Nessa linha, a jurisprudência deste Tribunal admite a aplicação do critério do valor nominal diminuto, que prepondera sobre eventual aferição do alcance percentual das falhas, de modo a afastar o juízo de desaprovação das contas quando o somatório das irregularidades se mostra irrelevante, adotando-se como referência a quantia de R$ 1.064,10 (TRE-RS; PC n. 0600698-02.2019.6.21.0000, Relator: Des. Federal Carlos Eduardo Thompson Flores, julgado em 14.07.2020, e REl n. 0600399-70.2020.6.21.0103, Relator: Des. Eleitoral Gerson Fischmann julgado em 20.05.2021).

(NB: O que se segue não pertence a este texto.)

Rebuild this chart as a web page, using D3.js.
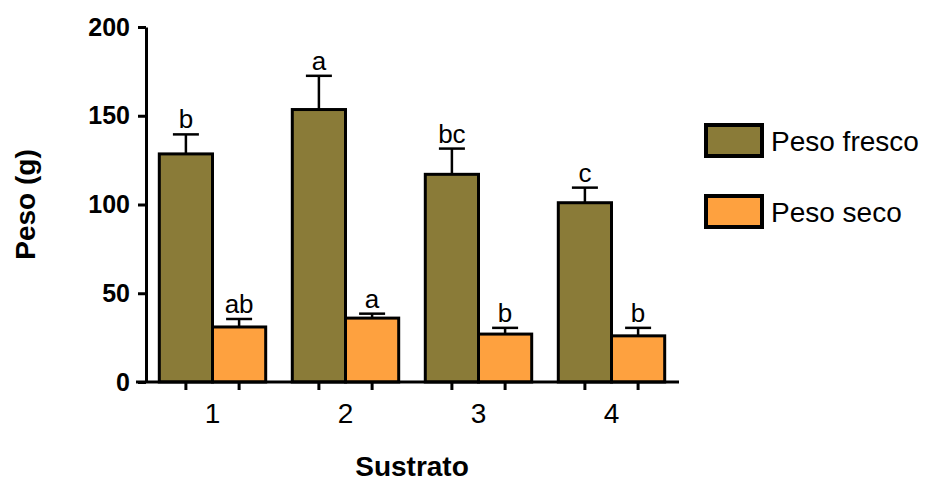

Ressalto, por fim, que os valores manejados são de natureza privada, advindos exclusivamente de recursos próprios do candidato, razão pela qual a sentença não impôs o recolhimento das quantias ao Tesouro Nacional.

Logo, não havendo prejuízo à fiscalização e ao controle das contas, nem indicativos de uso indevido de recursos públicos, bem como ostentado as irregularidades somatório diminuto, cumpre dar integral provimento do apelo, nos exatos limites do pedido recursal, que se delimitou a pugnar, justamente, por aprovar com ressalvas as contas apresentadas.

Ante o exposto, VOTO pelo provimento do recurso, para aprovar com ressalvas as contas de campanha de JOSE ANTONIO SOARES DA SILVA, relativas à disputa ao cargo de vereador no Município de Júlio de Castilhos nas eleições de 2020.